There are always two ways to look at a thing. Investments or technology are no exceptions to this rule.
Back in time let’s say even in the 80s or 90s, life was simple. Highest form of technology in Indian homes would be a television or a telephone set. And those were meant for the entire family. Investments were simple too.
With companies being employee friendly most employees prefer to stick with them for most part of their lives. At retirement stage, employer were providing them a decent pension, good PF & gratuity amount. Also, companies were there to cover employees health insurance.
Fixed deposit, during that time was one of the most common and prefer mode of investing. This option was providing 13% to 15% return on an average. Another preferred options of investing were gold, silver, post office schemes and real estate. Options were not plenty hence investments mode were also predictable. The middle class never needed to move beyond their comfort zone and was happy with the returns they were receiving. But by remaining conservative their investments never multiplied.
However, all hell broke loose with influx of technology and recessions post the Lehmen Brother crisis in 2008. The financial meltdown caused millions of lay-off across the globe. People were forced to switch careers even after remaining loyal to companies for a decade or two. Companies meanwhile, started rethinking their policies. And the job market changed completely.
With the access to internet, smartphones and foreign degrees, the millennials who joined the workforce during this time embraced the change graciously. They started earning double or triple salaries as compared to their parents (lesser perks and benefits of course) and switched jobs and careers whenever opportunities came calling. Many changes happened in investment world too. People started started thinking beyond fixed deposits, real estate and gold. And today options are plenty and mode of investing is also easy.

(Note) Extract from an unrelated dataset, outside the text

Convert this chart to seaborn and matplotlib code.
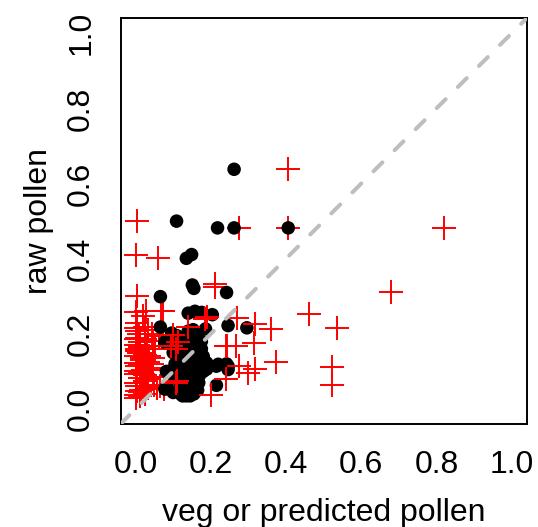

Since last decade or so, the rate of interest from fixed assets like fixed deposits, recurring deposits and others gone down to 6% -7% on an average. This is even lower than the standard inflation rate. Moreover, the millennials have a bigger risk appetite than the previous generation and they are open to more risky bets. Being well aware of the market trends, they do not shy away from investing in mutual funds or stock market. Unlike the previous generation they do not blindly follow the agents and before buying any financial products they prefer to do their own research online. Technology made quite easier to access all the require information from home to make decision and start investments. Some are even ready to pay the right price for the right advice to make their money grow.
Many financial advisors comment that it is very difficult to suggest whether investment patterns today are more complicated. If you ask anyone in their 30s or 20s to go bank to simply withdraw money or transfer some amount they would be flabbergasted with idea. To them the entire process is not only time consuming but the concept of carrying much cash in hand is also inconvenient and risky. They would rather finish the same task within minutes at the ATM or online transfer. On the other hand, majority of people in their late 50s and 60s still find it difficult to converse in the language of technology. For them the concept of net banking and phone banking are still a little bizarre. Each generation acts according to their own convenience. It’s more of lifestyle change than an investment choice.
Some say, technology has simplified the process of investment but others speak against it. Hence, it completely depends on how you look at it – be it life or investment. To each his own.